• YOUR TASK: Leave out the pictures, and return only the lines running from the one that contains "Write a component" to the one that contains "import * as", both included, exactly as they appear.

• RECORD EXCERPTS:
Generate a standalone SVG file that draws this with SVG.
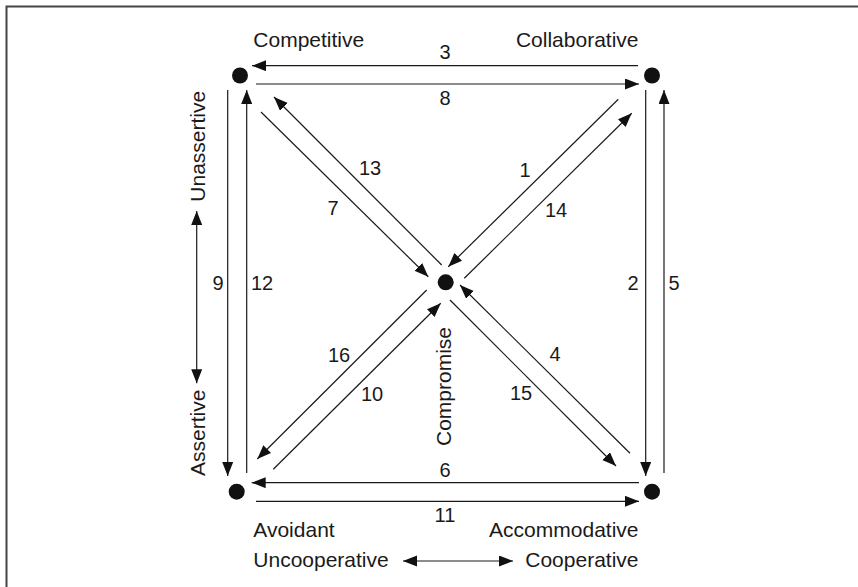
<svg xmlns="http://www.w3.org/2000/svg" width="858" height="587" viewBox="0 0 858 587">
<style>
.lbl{font-family:"Liberation Sans",Arial,sans-serif;font-size:21px;fill:#1a1a1a}
.num{font-family:"Liberation Sans",Arial,sans-serif;font-size:20px;fill:#1a1a1a;text-anchor:middle}
.c{stroke:#1a1a1a;stroke-width:1.2;fill:none;marker-end:url(#ah)}
.d{stroke:#1a1a1a;stroke-width:1.2;fill:none;marker-end:url(#ah);marker-start:url(#ah)}
.dot{fill:#111}
</style>
<defs>
<marker id="ah" markerUnits="userSpaceOnUse" markerWidth="15" markerHeight="12" refX="14" refY="5.5" orient="auto-start-reverse">
<path d="M0,0 L14,5.5 L0,11 z" fill="#111"/>
</marker>
</defs>
<rect width="858" height="587" fill="#fff"/>
<path d="M6.5,587 L6.5,6.5 L858,6.5" stroke="#444" stroke-width="2" fill="none"/>

<g id="competitive"><circle class="dot" cx="240" cy="75.5" r="8"/><text class="lbl" x="253.3" y="47">Competitive</text></g>
<g id="collaborative"><circle class="dot" cx="652" cy="75.5" r="8"/><text class="lbl" x="638.5" y="47" text-anchor="end">Collaborative</text></g>
<g id="compromise"><circle class="dot" cx="445.7" cy="282.3" r="8"/><text class="lbl" transform="translate(451,446) rotate(-90)">Compromise</text></g>
<g id="avoidant"><circle class="dot" cx="236.7" cy="491.7" r="8"/><text class="lbl" x="253.3" y="536.7">Avoidant</text></g>
<g id="accommodative"><circle class="dot" cx="652" cy="491.7" r="8"/><text class="lbl" x="638.5" y="536.7" text-anchor="end">Accommodative</text></g>

<g id="axes">
<text class="lbl" x="253.3" y="566.7">Uncooperative</text>
<text class="lbl" x="638.5" y="566.7" text-anchor="end">Cooperative</text>
<line class="d" x1="403" y1="561" x2="513" y2="561"/>
<text class="lbl" transform="translate(205,201.7) rotate(-90)">Unassertive</text>
<text class="lbl" transform="translate(205,476) rotate(-90)">Assertive</text>
<line class="d" x1="196.7" y1="211" x2="196.7" y2="383.3"/>
</g>

<g id="connectors">
<line class="c" x1="638" y1="65.7" x2="252" y2="65.7"/>
<line class="c" x1="256" y1="84" x2="639" y2="84"/>
<line class="c" x1="639" y1="482.7" x2="251.7" y2="482.7"/>
<line class="c" x1="256" y1="501.3" x2="639" y2="501.3"/>
<line class="c" x1="227.7" y1="90" x2="227.7" y2="476"/>
<line class="c" x1="246.7" y1="473" x2="246.7" y2="90"/>
<line class="c" x1="645.7" y1="90" x2="645.7" y2="476"/>
<line class="c" x1="664" y1="473" x2="664" y2="90"/>
<line class="c" x1="441.7" y1="265" x2="274" y2="97"/>
<line class="c" x1="261" y1="112" x2="428.3" y2="276.7"/>
<line class="c" x1="618.3" y1="99.3" x2="448.3" y2="266.7"/>
<line class="c" x1="464.3" y1="278.3" x2="631.7" y2="113.3"/>
<line class="c" x1="426.7" y1="290" x2="257.3" y2="459"/>
<line class="c" x1="273.3" y1="469.3" x2="440.7" y2="303.3"/>
<line class="c" x1="630" y1="453.3" x2="460" y2="285"/>
<line class="c" x1="450" y1="300" x2="616" y2="466"/>
</g>

<g id="numbers">
<text class="num" x="445" y="59">3</text>
<text class="num" x="445" y="105">8</text>
<text class="num" x="445" y="477">6</text>
<text class="num" x="445" y="521.5">11</text>
<text class="num" x="218" y="290">9</text>
<text class="num" x="262" y="290">12</text>
<text class="num" x="633" y="290">2</text>
<text class="num" x="674" y="290">5</text>
<text class="num" x="370" y="175">13</text>
<text class="num" x="333" y="215">7</text>
<text class="num" x="525" y="177">1</text>
<text class="num" x="556" y="217">14</text>
<text class="num" x="339" y="362">16</text>
<text class="num" x="372" y="401">10</text>
<text class="num" x="555" y="361">4</text>
<text class="num" x="521" y="400">15</text>
</g>
</svg>
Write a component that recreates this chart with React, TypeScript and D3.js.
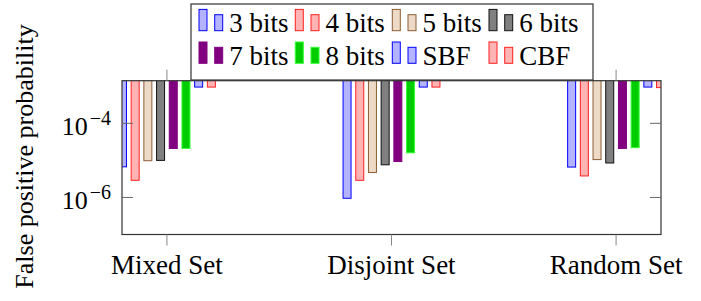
import React from "react";
import * as d3 from "d3";

const categories = ["Mixed Set", "Disjoint Set", "Random Set"];
const seriesNames = ["3 bits", "4 bits", "5 bits", "6 bits", "7 bits", "8 bits", "SBF", "CBF"];
const bits3 = [6.7e-6, 9.5e-7, 6.6e-6];
const bits4 = [2.9e-6, 2.9e-6, 3.8e-6];
const bits5 = [9.8e-6, 4.7e-6, 1.05e-5];
const bits6 = [1.0e-5, 7.6e-6, 8.5e-6];
const bits7 = [2.1e-5, 9.3e-6, 2.1e-5];
const bits8 = [2.1e-5, 1.6e-5, 2.2e-5];
const sbf = [9.5e-4, 9.5e-4, 9.5e-4];
const cbf = [9.5e-4, 9.5e-4, 9.2e-4];
const yTicks = [1e-4, 1e-6];
const yTickExp = ["−4", "−6"];

const seriesValues = [bits3, bits4, bits5, bits6, bits7, bits8, sbf, cbf];
const styles = [
  { fill: "#b3b3ff", stroke: "#0000ff" },
  { fill: "#ffb3b3", stroke: "#ff2020" },
  { fill: "#ecdac6", stroke: "#8c5e34" },
  { fill: "#808080", stroke: "#111111" },
  { fill: "#800080", stroke: "#800080" },
  { fill: "#00cc00", stroke: "#33ff33" },
  { fill: "#b3b3ff", stroke: "#0000ff" },
  { fill: "#ffb3b3", stroke: "#ff2020" },
];

const W = 701, H = 301;
const L = 122, R = 661, T = 80.7, B = 234.5;
const FONT = "Liberation Serif, serif";
const tStyle = { fontFamily: FONT };

export default function App() {
  const x = d3.scalePoint<string>().domain(categories).range([L, R]).padding(0.2);
  const inner = d3.scalePoint<string>().domain(seriesNames).range([-44.45, 44.45]);
  const y = d3.scaleLog().domain([1e-7, Math.pow(10, -2.85)]).range([B, T]);
  const bw = 8;

  const legendCols = [199, 295.3, 392.3, 489];
  const legendRows = [30.7, 63.3];

  return (
    <svg width={W} height={H} style={{ position: "absolute", left: 0, top: 0, fontFamily: FONT }}>
      <rect x={0} y={0} width={W} height={H} fill="#fff" />
      <defs>
        <clipPath id="plotclip">
          <rect x={L} y={T} width={R - L} height={B - T} />
        </clipPath>
      </defs>
      <g clipPath="url(#plotclip)">
        {seriesNames.map((s, si) =>
          categories.map((c, ci) => {
            const cx = (x(c) as number) + (inner(s) as number);
            const v = seriesValues[si][ci];
            const yv = y(v);
            return (
              <rect
                key={s + c}
                x={cx - bw / 2}
                y={T - 2}
                width={bw}
                height={yv - T + 2}
                fill={styles[si].fill}
                stroke={styles[si].stroke}
                strokeWidth={1}
              />
            );
          })
        )}
      </g>
      <rect x={L} y={T} width={R - L} height={B - T} fill="none" stroke="#333" strokeWidth={1.2} />
      {yTicks.map((t, i) => (
        <g key={"yt" + i}>
          <line x1={L} x2={L + 11} y1={y(t)} y2={y(t)} stroke="#666" strokeWidth={1} />
          <line x1={R - 11} x2={R} y1={y(t)} y2={y(t)} stroke="#666" strokeWidth={1} />
          <text x={111} y={y(t) + 11.7} textAnchor="end" fontSize={26} fill="#000" style={tStyle}>
            10
            <tspan fontSize={20} dx={2} dy={-10}>{yTickExp[i]}</tspan>
          </text>
        </g>
      ))}
      {categories.map((c) => (
        <g key={"xt" + c}>
          <line x1={x(c)} x2={x(c)} y1={T - 11} y2={T} stroke="#888" strokeWidth={1} />
          <line x1={x(c)} x2={x(c)} y1={B} y2={B + 11} stroke="#888" strokeWidth={1} />
          <text x={x(c)} y={274.3} textAnchor="middle" fontSize={27} fill="#000" style={tStyle}>
            {c}
          </text>
        </g>
      ))}
      <text transform={`translate(33, 156.5) rotate(-90)`} textAnchor="middle" fontSize={26} fill="#000" style={tStyle}>
        False positive probability
      </text>
      <rect x={191} y={4} width={402} height={76} fill="#fff" stroke="#333" strokeWidth={1.2} />
      {seriesNames.map((s, si) => {
        const col = si % 4;
        const row = Math.floor(si / 4);
        const lx = legendCols[col];
        const by = legendRows[row];
        return (
          <g key={"lg" + s}>
            <rect x={lx} y={by - 21.3} width={bw} height={21.3} fill={styles[si].fill} stroke={styles[si].stroke} strokeWidth={1} />
            <rect x={lx + 15.7} y={by - 16} width={bw} height={16} fill={styles[si].fill} stroke={styles[si].stroke} strokeWidth={1} />
            <text x={lx + 30.3} y={by + 1.5} fontSize={27} fill="#000" style={tStyle}>
              {s}
            </text>
          </g>
        );
      })}
    </svg>
  );
}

• CORRECT OUTPUT:
Write a component that recreates this chart with React, TypeScript and D3.js.
import React from "react";
import * as d3 from "d3";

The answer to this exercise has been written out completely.